Data for the task:
"""
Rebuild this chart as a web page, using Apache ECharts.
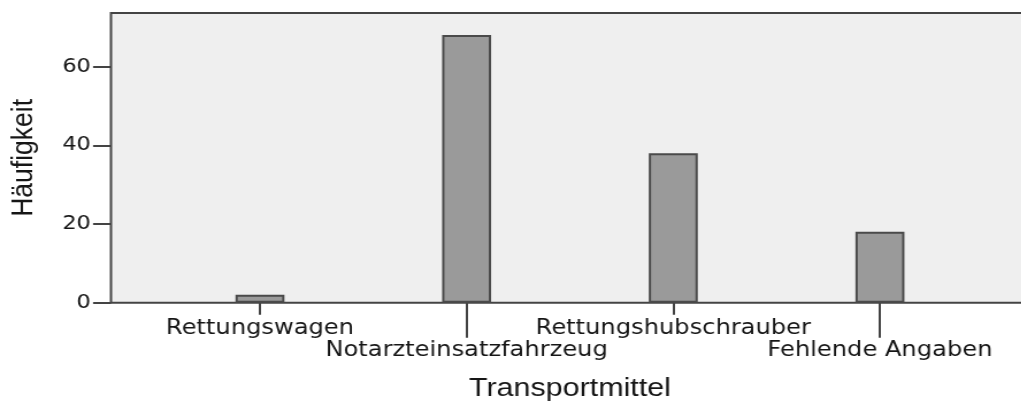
<!DOCTYPE html>
<html>
<head>
<meta charset="utf-8">
<script src="https://cdn.jsdelivr.net/npm/echarts@6/dist/echarts.min.js"></script>
<style>
html,body{margin:0;padding:0;background:#fff;overflow:hidden;}
#chart{width:888px;height:403px;transform:scaleX(1.15);transform-origin:0 0;}
</style>
</head>
<body>
<div id="chart"></div>
<script>
const categories = ['Rettungswagen', 'Notarzteinsatzfahrzeug', 'Rettungshubschrauber', 'Fehlende Angaben'];
const counts = [2, 68, 38, 18];
const yTicks = [0, 20, 40, 60];
const yMax = 73.6;
const xTitle = 'Transportmittel';
const yTitle = 'Häufigkeit';

const chart = echarts.init(document.getElementById('chart'));
const labelFont = {fontFamily: 'DejaVu Sans', fontSize: 21, color: '#161616'};
const nameFont = {fontFamily: 'Liberation Sans', fontSize: 26.5, color: '#161616'};

chart.setOption({
  animation: false,
  backgroundColor: '#ffffff',
  grid: [
    {left: 96.5, top: 13, width: 820, height: 289.7, show: true, outerBoundsMode: 'none',
     backgroundColor: '#efefef', borderColor: '#444', borderWidth: 2},
    {left: 136.2, top: 13, width: 718.8, height: 289.7, show: false, outerBoundsMode: 'none'}
  ],
  xAxis: [
    {type: 'category', gridIndex: 0, data: categories, axisLine: {show: false},
     axisTick: {show: false}, axisLabel: {show: false}, splitLine: {show: false}},
    {type: 'category', gridIndex: 1, data: categories, position: 'bottom',
     axisLine: {show: false},
     axisTick: {show: true, alignWithLabel: true, length: 12, interval: (i) => i % 2 === 0,
                lineStyle: {color: '#444', width: 2}},
     axisLabel: Object.assign({interval: (i) => i % 2 === 0, margin: 15}, labelFont),
     name: xTitle, nameLocation: 'middle', nameGap: 72, nameTextStyle: nameFont},
    {type: 'category', gridIndex: 1, data: categories, position: 'bottom',
     axisLine: {show: false},
     axisTick: {show: true, alignWithLabel: true, length: 35, interval: (i) => i % 2 === 1,
                lineStyle: {color: '#444', width: 2}},
     axisLabel: Object.assign({interval: (i) => i % 2 === 1, margin: 37}, labelFont)}
  ],
  yAxis: [
    {type: 'value', gridIndex: 0, min: 0, max: yMax,
     axisLine: {show: false},
     axisTick: {show: true, length: 15.6, customValues: yTicks, lineStyle: {color: '#444', width: 2}},
     axisLabel: Object.assign({customValues: yTicks, margin: 17.5}, labelFont, {fontSize: 19.5}),
     splitLine: {show: false},
     name: yTitle, nameLocation: 'middle', nameGap: 62, nameTextStyle: nameFont},
    {type: 'value', gridIndex: 1, min: 0, max: yMax, show: false, splitLine: {show: false}}
  ],
  series: [{
    type: 'bar', xAxisIndex: 1, yAxisIndex: 1, data: counts, barWidth: 42.6,
    itemStyle: {color: '#9a9a9a', borderColor: '#4a4a4a', borderWidth: 2}
  }]
});
</script>
</body>
</html>
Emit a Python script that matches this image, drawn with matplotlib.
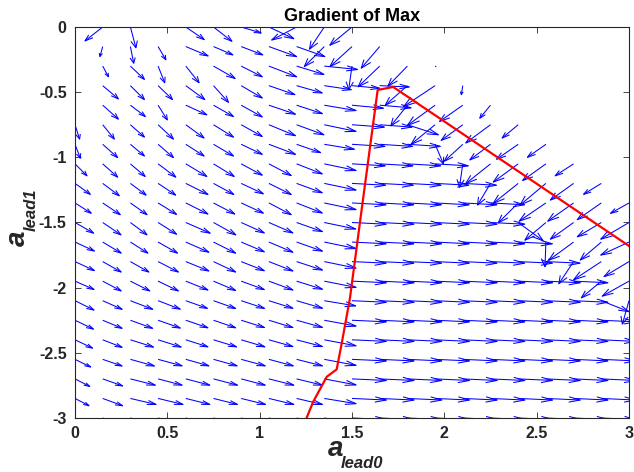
import numpy as np
import matplotlib
matplotlib.use("Agg")
import matplotlib.pyplot as plt
from matplotlib.collections import LineCollection

# grid of sample points
x_grid = [0.0, 0.15, 0.3, 0.45, 0.6, 0.75, 0.9, 1.05, 1.2, 1.35, 1.5,
          1.65, 1.8, 1.95, 2.1, 2.25, 2.4, 2.55, 2.7, 2.85, 3.0]
y_grid = [0.0, -0.15, -0.3, -0.45, -0.6, -0.75, -0.9, -1.05, -1.2, -1.35, -1.5,
          -1.65, -1.8, -1.95, -2.1, -2.25, -2.4, -2.55, -2.7, -2.85, -3.0]

# gradient components, one row per y value (top to bottom)
u_rows = [
    [0, -0.096, 0.03, 0, 0.10, 0.10, 0.108, 0.135, -0.135, -0.08, -0.12, 0, 0, 0, 0, 0, 0, 0, 0, 0, 0],
    [0, -0.015, 0.018, 0.042, 0.121, 0.105, 0.117, 0.15, 0.153, -0.108, -0.119, -0.10, 0, 0, 0, 0, 0, 0, 0, 0, 0],
    [0, 0.031, 0.076, 0.036, 0.072, 0.117, 0.114, 0.15, 0.148, 0.18, -0.018, -0.117, -0.105, 0.004, 0, 0, 0, 0, 0, 0, 0],
    [0, 0.085, 0.076, 0.078, 0.103, 0.081, 0.114, 0.141, 0.139, 0.146, 0.15, 0.16, -0.12, -0.17, -0.008, 0, 0, 0, 0, 0, 0],
    [0, 0.085, 0.081, 0.05, 0.114, 0.108, 0.114, 0.144, 0.14, 0.172, 0.17, 0.17, -0.09, -0.15, -0.126, -0.058, 0, 0, 0, 0, 0],
    [0.025, 0.063, 0.076, 0.083, 0.099, 0.108, 0.114, 0.144, 0.148, 0.172, 0.175, 0.175, 0.168, -0.13, -0.117, -0.134, -0.087, 0, 0, 0, 0],
    [0.029, 0.081, 0.076, 0.083, 0.099, 0.108, 0.114, 0.144, 0.13, 0.163, 0.178, 0.178, 0.178, 0.045, -0.10, -0.112, -0.117, -0.10, 0, 0, 0],
    [0.065, 0.081, 0.08, 0.096, 0.114, 0.112, 0.114, 0.121, 0.139, 0.172, 0.18, 0.18, 0.18, 0.18, -0.018, -0.135, -0.135, -0.126, -0.10, 0, 0],
    [0.083, 0.09, 0.085, 0.095, 0.12, 0.11, 0.12, 0.121, 0.139, 0.172, 0.182, 0.182, 0.182, 0.182, 0.182, -0.07, -0.135, -0.14, -0.126, -0.096, 0],
    [0.088, 0.095, 0.09, 0.10, 0.12, 0.115, 0.12, 0.121, 0.139, 0.172, 0.184, 0.184, 0.184, 0.184, 0.184, 0.184, -0.108, -0.145, -0.14, -0.13, -0.10],
    [0.101, 0.099, 0.09, 0.10, 0.132, 0.121, 0.125, 0.13, 0.14, 0.17, 0.185, 0.185, 0.185, 0.185, 0.185, 0.185, 0.135, -0.114, -0.126, -0.13, -0.153],
    [0.105, 0.10, 0.095, 0.105, 0.125, 0.12, 0.125, 0.13, 0.14, 0.172, 0.185, 0.185, 0.185, 0.185, 0.185, 0.185, 0.185, -0.005, -0.135, -0.114, -0.153],
    [0.105, 0.10, 0.10, 0.11, 0.125, 0.12, 0.125, 0.13, 0.14, 0.172, 0.185, 0.185, 0.185, 0.185, 0.185, 0.185, 0.185, 0.185, -0.08, -0.15, -0.135],
    [0.103, 0.10, 0.105, 0.11, 0.12, 0.12, 0.125, 0.13, 0.14, 0.172, 0.186, 0.186, 0.186, 0.186, 0.186, 0.186, 0.186, 0.186, 0.186, -0.108, -0.145],
    [0.103, 0.105, 0.121, 0.12, 0.117, 0.12, 0.126, 0.13, 0.14, 0.17, 0.186, 0.186, 0.186, 0.186, 0.186, 0.186, 0.186, 0.186, 0.186, 0.15, -0.036],
    [0.10, 0.105, 0.12, 0.12, 0.12, 0.12, 0.126, 0.13, 0.14, 0.172, 0.186, 0.186, 0.186, 0.186, 0.186, 0.186, 0.186, 0.186, 0.186, 0.186, 0.186],
    [0.095, 0.105, 0.125, 0.125, 0.12, 0.125, 0.128, 0.13, 0.14, 0.172, 0.186, 0.186, 0.186, 0.186, 0.186, 0.186, 0.186, 0.186, 0.186, 0.186, 0.186],
    [0.085, 0.105, 0.13, 0.13, 0.125, 0.128, 0.13, 0.132, 0.14, 0.172, 0.186, 0.186, 0.186, 0.186, 0.186, 0.186, 0.186, 0.186, 0.186, 0.186, 0.186],
    [0.08, 0.108, 0.135, 0.13, 0.13, 0.13, 0.13, 0.135, 0.14, 0.172, 0.186, 0.186, 0.186, 0.186, 0.186, 0.186, 0.186, 0.186, 0.186, 0.186, 0.186],
    [0.076, 0.108, 0.139, 0.135, 0.13, 0.13, 0.132, 0.135, 0.14, 0.172, 0.186, 0.186, 0.186, 0.186, 0.186, 0.186, 0.186, 0.186, 0.186, 0.186, 0.186],
    [0.076, 0.108, 0.139, 0.135, 0.13, 0.13, 0.132, 0.135, 0.14, 0.172, 0.186, 0.186, 0.186, 0.186, 0.186, 0.186, 0.186, 0.186, 0.186, 0.186, 0.186],
]
v_rows = [
    [0, -0.107, -0.16, 0, -0.097, -0.11, -0.046, -0.09, -0.10, -0.17, -0.14, 0, 0, 0, 0, 0, 0, 0, 0, 0, 0],
    [0, -0.077, -0.128, -0.102, -0.072, -0.064, -0.064, -0.077, -0.077, -0.153, -0.153, -0.166, 0, 0, 0, 0, 0, 0, 0, 0, 0],
    [0, -0.082, -0.102, -0.128, -0.128, -0.095, -0.082, -0.082, -0.064, -0.026, -0.18, -0.159, -0.153, -0.004, 0, 0, 0, 0, 0, 0, 0],
    [0, -0.102, -0.107, -0.107, -0.107, -0.128, -0.095, -0.069, -0.056, -0.031, -0.02, -0.01, -0.15, -0.16, -0.069, 0, 0, 0, 0, 0, 0],
    [0, -0.107, -0.087, -0.113, -0.074, -0.087, -0.09, -0.069, -0.065, -0.041, -0.023, -0.02, -0.159, -0.155, -0.125, -0.10, 0, 0, 0, 0, 0],
    [-0.11, -0.11, -0.095, -0.11, -0.102, -0.095, -0.09, -0.084, -0.077, -0.051, -0.018, -0.018, -0.077, -0.15, -0.12, -0.14, -0.102, 0, 0, 0, 0],
    [-0.107, -0.102, -0.09, -0.102, -0.09, -0.09, -0.077, -0.077, -0.064, -0.038, -0.016, -0.016, -0.016, -0.15, -0.13, -0.12, -0.115, -0.10, 0, 0, 0],
    [-0.092, -0.102, -0.097, -0.102, -0.097, -0.097, -0.087, -0.09, -0.077, -0.051, -0.015, -0.015, -0.015, -0.015, -0.18, -0.153, -0.14, -0.128, -0.092, 0, 0],
    [-0.084, -0.095, -0.09, -0.09, -0.085, -0.085, -0.08, -0.085, -0.072, -0.051, -0.014, -0.014, -0.014, -0.014, -0.014, -0.166, -0.153, -0.166, -0.128, -0.084, 0],
    [-0.079, -0.09, -0.09, -0.088, -0.085, -0.085, -0.078, -0.09, -0.077, -0.051, -0.014, -0.014, -0.014, -0.014, -0.014, -0.014, -0.153, -0.14, -0.14, -0.128, -0.08],
    [-0.082, -0.095, -0.095, -0.09, -0.082, -0.095, -0.08, -0.08, -0.07, -0.05, -0.013, -0.013, -0.013, -0.013, -0.013, -0.013, -0.14, -0.136, -0.128, -0.11, -0.128],
    [-0.069, -0.085, -0.085, -0.085, -0.078, -0.085, -0.075, -0.078, -0.07, -0.05, -0.013, -0.013, -0.013, -0.013, -0.013, -0.013, -0.013, -0.19, -0.14, -0.138, -0.10],
    [-0.069, -0.08, -0.08, -0.08, -0.072, -0.08, -0.07, -0.072, -0.065, -0.05, -0.012, -0.012, -0.012, -0.012, -0.012, -0.012, -0.012, -0.012, -0.17, -0.14, -0.115],
    [-0.064, -0.075, -0.075, -0.075, -0.068, -0.072, -0.065, -0.068, -0.062, -0.048, -0.012, -0.012, -0.012, -0.012, -0.012, -0.012, -0.012, -0.012, -0.012, -0.128, -0.115],
    [-0.072, -0.066, -0.066, -0.065, -0.059, -0.06, -0.059, -0.058, -0.058, -0.04, -0.012, -0.012, -0.012, -0.012, -0.012, -0.012, -0.012, -0.012, -0.012, -0.084, -0.18],
    [-0.068, -0.062, -0.062, -0.06, -0.058, -0.058, -0.056, -0.056, -0.055, -0.045, -0.012, -0.012, -0.012, -0.012, -0.012, -0.012, -0.012, -0.012, -0.012, -0.012, -0.012],
    [-0.064, -0.058, -0.056, -0.056, -0.054, -0.054, -0.054, -0.052, -0.052, -0.046, -0.012, -0.012, -0.012, -0.012, -0.012, -0.012, -0.012, -0.012, -0.012, -0.012, -0.012],
    [-0.059, -0.051, -0.051, -0.05, -0.05, -0.05, -0.05, -0.05, -0.05, -0.046, -0.012, -0.012, -0.012, -0.012, -0.012, -0.012, -0.012, -0.012, -0.012, -0.012, -0.012],
    [-0.058, -0.054, -0.048, -0.048, -0.048, -0.048, -0.048, -0.048, -0.048, -0.046, -0.012, -0.012, -0.012, -0.012, -0.012, -0.012, -0.012, -0.012, -0.012, -0.012, -0.012],
    [-0.056, -0.056, -0.046, -0.046, -0.046, -0.046, -0.046, -0.046, -0.046, -0.04, -0.012, -0.012, -0.012, -0.012, -0.012, -0.012, -0.012, -0.012, -0.012, -0.012, -0.012],
    [-0.056, -0.056, -0.046, -0.046, -0.046, -0.046, -0.046, -0.046, -0.046, -0.04, -0.012, -0.012, -0.012, -0.012, -0.012, -0.012, -0.012, -0.012, -0.012, -0.012, -0.012],
]

# boundary where the max switches
boundary_x = [1.254, 1.29, 1.363, 1.417, 1.444, 1.489, 1.552, 1.639, 1.723, 3.0]
boundary_y = [-3.0, -2.875, -2.684, -2.627, -2.43, -2.08, -1.404, -0.483, -0.46, -1.68]

x_ticks = [0, 0.5, 1, 1.5, 2, 2.5, 3]
x_tick_labels = ["0", "0.5", "1", "1.5", "2", "2.5", "3"]
y_ticks = [-3, -2.5, -2, -1.5, -1, -0.5, 0]
y_tick_labels = ["-3", "-2.5", "-2", "-1.5", "-1", "-0.5", "0"]

plt.rcParams["font.family"] = ["Liberation Sans", "DejaVu Sans"]
plt.rcParams["font.weight"] = "bold"

W, H = 634, 472
fig = plt.figure(figsize=(W / 100, H / 100), dpi=100)
ax = fig.add_axes([75 / W, 1 - 418 / H, 554 / W, 391 / H])

# quiver arrows drawn matlab-style: shaft plus open head
X, Y = np.meshgrid(np.array(x_grid), np.array(y_grid))
U = np.array(u_rows, dtype=float)
V = np.array(v_rows, dtype=float)
keep = (U != 0) | (V != 0)
x, y, u, v = X[keep], Y[keep], U[keep], V[keep]
alpha, beta = 0.33, 0.33
tx, ty = x + u, y + v
hx1 = tx - alpha * (u + beta * v)
hy1 = ty - alpha * (v - beta * u)
hx2 = tx - alpha * (u - beta * v)
hy2 = ty - alpha * (v + beta * u)

segs = []
for i in range(len(x)):
    segs.append([(x[i], y[i]), (tx[i], ty[i])])
    segs.append([(hx1[i], hy1[i]), (tx[i], ty[i]), (hx2[i], hy2[i])])
ax.add_collection(LineCollection(segs, colors="#0000ff", linewidths=0.75))

ax.plot(boundary_x, boundary_y, color="#ff0000", lw=1.6)

ax.set_xlim(0, 3)
ax.set_ylim(-3, 0)
ax.set_xticks(x_ticks)
ax.set_xticklabels(x_tick_labels)
ax.set_yticks(y_ticks)
ax.set_yticklabels(y_tick_labels)
ax.tick_params(direction="in", top=True, right=True, length=4, width=0.6,
               colors="#262626", labelsize=11.5, pad=6)
for s in ax.spines.values():
    s.set_color("#262626")
    s.set_linewidth(0.8)

ax.set_title("Gradient of Max", fontsize=13, fontweight="bold", pad=4)

# axis labels with lowered subscripts
fig.text(328 / W, 1 - 456 / H, "a", fontsize=20, style="italic",
         fontweight="bold", color="#262626")
fig.text(341 / W, 1 - 468 / H, "lead0", fontsize=12, style="italic",
         fontweight="bold", color="#262626")
fig.text(25 / W, 1 - 246 / H, "a", fontsize=20, style="italic",
         fontweight="bold", color="#262626", rotation=90,
         rotation_mode="anchor", ha="left", va="baseline")
fig.text(36 / W, 1 - 231 / H, "lead1", fontsize=12, style="italic",
         fontweight="bold", color="#262626", rotation=90,
         rotation_mode="anchor", ha="left", va="baseline")

fig.savefig("out.png", dpi=100)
"""
Task brief: Using the listing above, pull out all lines that hold the word "matplotlib".

Written response:
Emit a Python script that matches this image, drawn with matplotlib.
import matplotlib
matplotlib.use("Agg")
import matplotlib.pyplot as plt
from matplotlib.collections import LineCollection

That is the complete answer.